Bianca Pedrina | 2021 Residency
Mainland China | Visual Arts
2021 — Visual Arts
Nationality: Switzerland
Residency location: Shanghai
Partner organization: TBD
Born in 1985 in Basel. She studied at Städelschule Frankfurt and at Hochschule der Künste Bern and attended residencies in Seoul, St. Anton, Brindisi and Paris. She received awards from the Cristina Spoerri Foundation in 2015, from the UBS Kulturstiftung in 2016 and was nominated for the Swiss Art Award in 2018. Pedrina regularly extends her artistic research to curatorial and publication projects.
“In my work I frequently trace back forms and ideas of architecture and its history. I focus on details in the cityscape and in building structures, on debris that could potentially contain the whole city in itself. I try to draw the gaze to what lies at the periphery, almost hidden and yet visible.
By dealing with the built environment and how, simply put, it affects us and we in turn transform it, I have of course always been fascinated by the rapid urbanization and its consequences for architectural planning in post-Mao China.”

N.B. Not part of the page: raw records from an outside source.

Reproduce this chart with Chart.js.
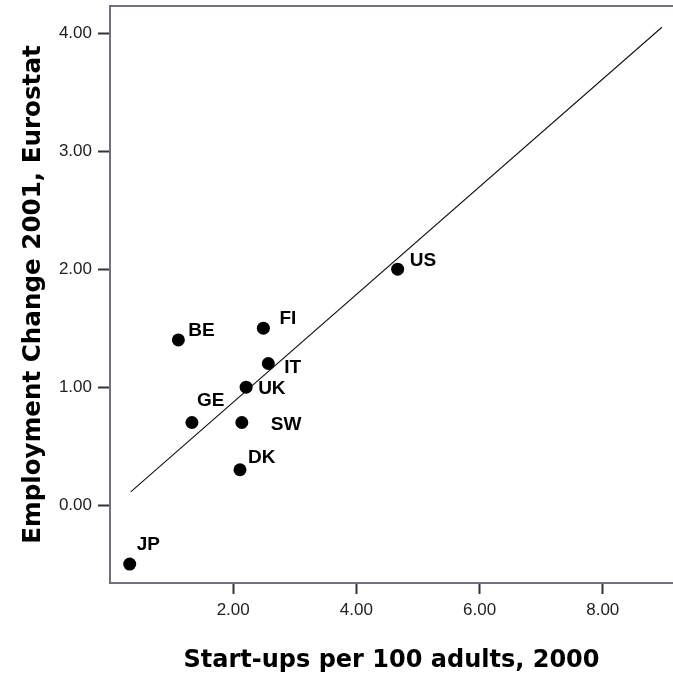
<!DOCTYPE html>
<html><head><meta charset="utf-8">
<script src="https://cdn.jsdelivr.net/npm/chart.js@4"></script>
<style>html,body{margin:0;padding:0;background:#fff}#wrap{width:673px;height:681px;position:relative}</style>
</head><body><div id="wrap"><canvas id="c" width="673" height="681"></canvas></div>
<script>
const countries = ['JP','BE','GE','FI','IT','UK','SW','DK','US'];
const startups = [0.32, 1.11, 1.33, 2.49, 2.57, 2.21, 2.14, 2.11, 4.67];
const employmentChange = [-0.5, 1.4, 0.7, 1.5, 1.2, 1.0, 0.7, 0.3, 2.0];
const fitX = [0.336, 8.96];
const fitY = [0.113, 4.05];
const xTicks = [2, 4, 6, 8];
const yTicks = [0, 1, 2, 3, 4];

const labelOffsets = [[7,-20],[10,-10],[5,-23],[16,-10],[16,3],[12,1],[29,1],[8,-13],[12,-9]];

function noPad(s) { s.paddingTop = 0; s.paddingBottom = 0; s.paddingLeft = 0; s.paddingRight = 0; }

const frame = {
  id: 'frame',
  afterDraw(chart) {
    const {ctx, chartArea} = chart;
    ctx.save();
    ctx.strokeStyle = '#707080';
    ctx.lineWidth = 2;
    ctx.beginPath();
    ctx.moveTo(chartArea.left - 1, chartArea.top);
    ctx.lineTo(chartArea.right, chartArea.top);
    ctx.stroke();
    ctx.restore();
  }
};
const pointLabels = {
  id: 'pointLabels',
  afterDatasetsDraw(chart) {
    const ctx = chart.ctx;
    const meta = chart.getDatasetMeta(0);
    ctx.save();
    ctx.font = 'bold 19px "Liberation Sans", Arial, sans-serif';
    ctx.fillStyle = '#000';
    ctx.textAlign = 'left';
    ctx.textBaseline = 'middle';
    meta.data.forEach((el, i) => {
      const o = labelOffsets[i];
      ctx.fillText(countries[i], el.x + o[0], el.y + o[1] + 1);
    });
    ctx.restore();
  }
};

new Chart(document.getElementById('c'), {
  data: {
    datasets: [
      {
        type: 'scatter',
        data: startups.map((x, i) => ({x, y: employmentChange[i]})),
        backgroundColor: '#000',
        borderWidth: 0,
        pointRadius: 6.5,
        pointHoverRadius: 6.5,
        clip: false
      },
      {
        type: 'line',
        data: fitX.map((x, i) => ({x, y: fitY[i]})),
        borderColor: '#111',
        borderWidth: 1.1,
        pointRadius: 0,
        fill: false
      }
    ]
  },
  options: {
    responsive: false,
    animation: false,
    devicePixelRatio: 1,
    layout: {autoPadding: false, padding: {top: 6, right: 0, left: 0, bottom: 0}},
    plugins: {legend: {display: false}, tooltip: {enabled: false}},
    scales: {
      x: {
        type: 'linear', position: 'bottom', min: 0, max: 9.14,
        afterBuildTicks: s => { s.ticks = xTicks.map(v => ({value: v})); },
        afterFit: s => { s.height = 98; noPad(s); },
        ticks: {callback: v => Number(v).toFixed(2), font: {family: 'Liberation Sans', size: 17}, color: '#222', padding: 6, maxRotation: 0, autoSkip: false},
        grid: {drawOnChartArea: false, drawTicks: true, tickLength: 11, tickColor: '#333', tickWidth: 2},
        border: {display: true, color: '#707080', width: 2},
        title: {display: true, text: 'Start-ups per 100 adults, 2000', font: {family: 'DejaVu Sans', size: 24, weight: 'bold'}, color: '#000', padding: {top: 0, bottom: 6}}
      },
      y: {
        type: 'linear', position: 'left', min: -0.66, max: 4.23,
        afterBuildTicks: s => { s.ticks = yTicks.map(v => ({value: v})); },
        afterFit: s => { s.width = 110; noPad(s); },
        ticks: {callback: v => Number(v).toFixed(2), font: {family: 'Liberation Sans', size: 17}, color: '#222', padding: 6, autoSkip: false},
        grid: {drawOnChartArea: false, drawTicks: true, tickLength: 12, tickColor: '#333', tickWidth: 2},
        border: {display: true, color: '#707080', width: 2},
        title: {display: true, text: 'Employment Change 2001, Eurostat', font: {family: 'DejaVu Sans', size: 24.6, weight: 'bold'}, color: '#000', padding: {top: 19, bottom: 0}}
      }
    }
  },
  plugins: [frame, pointLabels]
});
</script>
</body></html>
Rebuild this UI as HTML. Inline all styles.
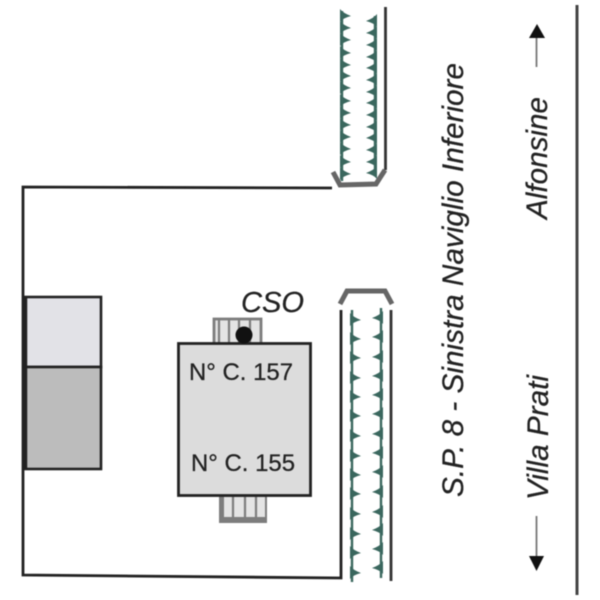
<!DOCTYPE html>
<html><head><meta charset="utf-8"><style>html,body{margin:0;padding:0;background:#fff}svg{display:block;filter:blur(.4px)}text{font-family:"Liberation Sans",Arial,sans-serif;fill:#222;stroke:#222;stroke-width:.25px}</style></head><body>
<svg width="600" height="600" viewBox="0 0 600 600" xmlns="http://www.w3.org/2000/svg">
<defs>
<path id="tr" d="M-2 -7 Q1 -3 9 0 Q1 2 -2 6Z" fill="#3a675e"/>
<path id="tl" d="M2 -7 Q-1 -3 -9 0 Q-1 2 2 6Z" fill="#3a675e"/>
</defs>
<!-- boundary -->
<path d="M332 188L23 187V575L341 578V310" fill="none" stroke="#222" stroke-width="2.800"/>
<!-- left boxes -->
<rect x="25" y="297" width="76" height="70" fill="#e2e2e7" stroke="#222" stroke-width="2.600"/>
<rect x="25" y="367" width="76" height="102" fill="#bcbcbc" stroke="#222" stroke-width="2.600"/>
<path d="M25 297V469" stroke="#222" stroke-width="4.500"/>
<!-- upper stairs -->
<rect x="214" y="319" width="47" height="25" fill="#e4e4e4" stroke="#7d7d7d" stroke-width="2.800"/>
<path d="M219 319V344M229 319V344M239 319V344M250 319V344" stroke="#7d7d7d" stroke-width="2.200"/>
<!-- lower stairs -->
<rect x="220" y="496" width="46" height="26" fill="#e4e4e4" stroke="#7d7d7d" stroke-width="2"/>
<rect x="219" y="517" width="48" height="6" fill="#7d7d7d"/>
<rect x="219" y="496" width="5" height="27" fill="#7d7d7d"/>
<path d="M233 496V518M245 496V518M256 496V518" stroke="#7d7d7d" stroke-width="2.200"/>
<!-- building -->
<rect x="178.500" y="343.500" width="132" height="152" fill="#dcdcdc" stroke="#222" stroke-width="2.800"/>
<circle cx="244" cy="335" r="8.500" fill="#111"/>
<text x="241" y="312" font-size="29" font-style="italic" textLength="63" lengthAdjust="spacingAndGlyphs">CSO</text>
<text x="189" y="380" font-size="24" textLength="104" lengthAdjust="spacingAndGlyphs">N° C. 157</text>
<text x="191" y="471" font-size="24" textLength="104" lengthAdjust="spacingAndGlyphs">N° C. 155</text>
<!-- upper canal -->
<path d="M342 11V181M375 16V176" stroke="#3a675e" stroke-width="2.400"/>
<g>
<use href="#tr" x="342" y="16"/><use href="#tr" x="342" y="28"/><use href="#tr" x="342" y="40"/><use href="#tr" x="342" y="53"/><use href="#tr" x="342" y="65"/><use href="#tr" x="342" y="76"/><use href="#tr" x="342" y="88"/><use href="#tr" x="342" y="101"/><use href="#tr" x="342" y="113"/><use href="#tr" x="342" y="125"/><use href="#tr" x="342" y="137"/><use href="#tr" x="342" y="149"/><use href="#tr" x="342" y="162"/><use href="#tr" x="342" y="174"/>
<use href="#tl" x="375" y="21"/><use href="#tl" x="375" y="33"/><use href="#tl" x="375" y="45"/><use href="#tl" x="375" y="57"/><use href="#tl" x="375" y="68"/><use href="#tl" x="375" y="80"/><use href="#tl" x="375" y="92"/><use href="#tl" x="375" y="103"/><use href="#tl" x="375" y="115"/><use href="#tl" x="375" y="127"/><use href="#tl" x="375" y="138"/><use href="#tl" x="375" y="150"/><use href="#tl" x="375" y="162"/><use href="#tl" x="375" y="173"/>
</g>
<path d="M385.500 7V170" stroke="#333" stroke-width="2.800"/>
<path d="M385 170L376 184L340 185L333 172" fill="none" stroke="#666" stroke-width="5"/>
<!-- lower canal -->
<path d="M352 310V582M381 308V578" stroke="#3a675e" stroke-width="2.400"/>
<g>
<use href="#tr" x="352" y="320"/><use href="#tr" x="352" y="339"/><use href="#tr" x="352" y="358"/><use href="#tr" x="352" y="378"/><use href="#tr" x="352" y="397"/><use href="#tr" x="352" y="416"/><use href="#tr" x="352" y="436"/><use href="#tr" x="352" y="456"/><use href="#tr" x="352" y="475"/><use href="#tr" x="352" y="494"/><use href="#tr" x="352" y="514"/><use href="#tr" x="352" y="534"/><use href="#tr" x="352" y="553"/><use href="#tr" x="352" y="573"/>
<use href="#tl" x="381" y="318"/><use href="#tl" x="381" y="337"/><use href="#tl" x="381" y="357"/><use href="#tl" x="381" y="376"/><use href="#tl" x="381" y="395"/><use href="#tl" x="381" y="414"/><use href="#tl" x="381" y="434"/><use href="#tl" x="381" y="453"/><use href="#tl" x="381" y="472"/><use href="#tl" x="381" y="492"/><use href="#tl" x="381" y="512"/><use href="#tl" x="381" y="530"/><use href="#tl" x="381" y="549"/><use href="#tl" x="381" y="568"/>
</g>
<path d="M391 310V581" stroke="#333" stroke-width="2.800"/>
<path d="M340 304L347 291H385L392 304" fill="none" stroke="#666" stroke-width="5"/>
<!-- road -->
<path d="M577 5V595" stroke="#444" stroke-width="3"/>
<path d="M536.500 38V67M536.500 516V557" stroke="#777" stroke-width="1.800"/>
<path d="M529 38H545L537 24Z" fill="#111"/>
<path d="M529 556H544L536.500 571Z" fill="#111"/>
<!-- labels -->
<text transform="translate(463 497) rotate(-90)" font-size="29.500" font-style="italic" textLength="434" lengthAdjust="spacingAndGlyphs">S.P. 8 - Sinistra Naviglio Inferiore</text>
<text transform="translate(547 219) rotate(-90)" font-size="29.500" font-style="italic" textLength="122" lengthAdjust="spacingAndGlyphs">Alfonsine</text>
<text transform="translate(548 500) rotate(-90)" font-size="29.500" font-style="italic" textLength="125" lengthAdjust="spacingAndGlyphs">Villa Prati</text>
</svg>
</body></html>
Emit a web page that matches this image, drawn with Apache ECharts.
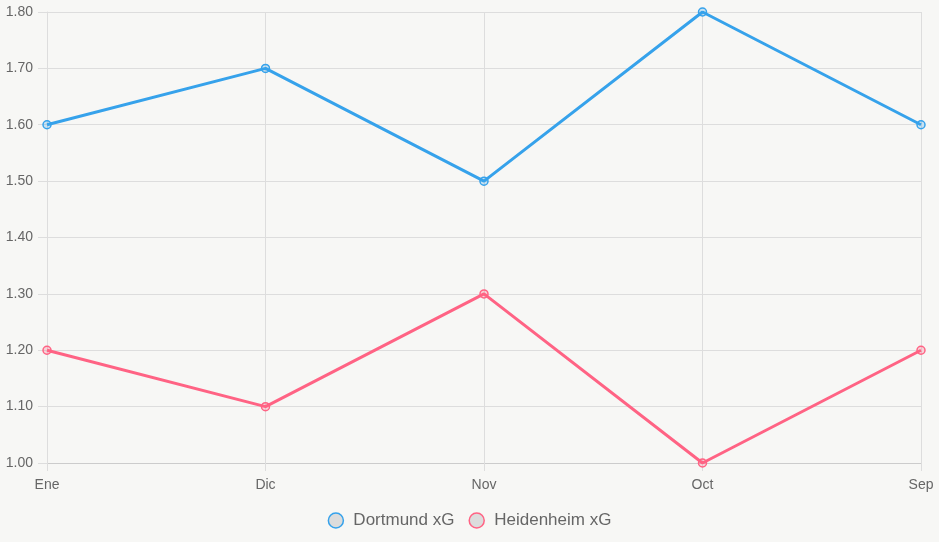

During her residency in Shanghai she wishes to continue her ongoing photographic study which started 2018 in South Korea:
“Rock Contemplating Nature” is a series of pictures that show traces of human interaction with the city and of nature which continues to persist, despite the efforts of an uncompromising urban renewal in competitive capitalism. It seems that nature refuses to disappear and keeps appearing through a back door.
It is inevitable to tame nature in a process of constant urban renewal, but the urge to artificially reintegrate it is equally strong. This manifests, for example, in ornaments made of natural forms, as we can find in architectural design. Or in the simulation of natural building materials such as wood or stone with replicas made of plastic, e.g. foam boards in interiors, photo foils with pictures of nature or concrete formwork with artificial impressions of natural stone. We can also observe how the forces of nature manifest themselves in the synthetically produced spaces: in the form of weeds growing between cobblestones or asphalt, as mould on the walls or in the form of hairline cracks in concrete, which, when water enters, cause whole sections of the artificial stone to flake off. This hints towards a future where, as we can presume, humans eventually will be gone and nature takes over again.
In addition, the rapid change in building structures in cities like Shanghai leaves the question of history, identity and the telling of stories through objects under very ambiguous conditions. Cities tend to become faceless creatures when organic growth is replaced by profit-oriented urban planning. And architecture in general is an indicator of a country’s history, its values and its social conditions.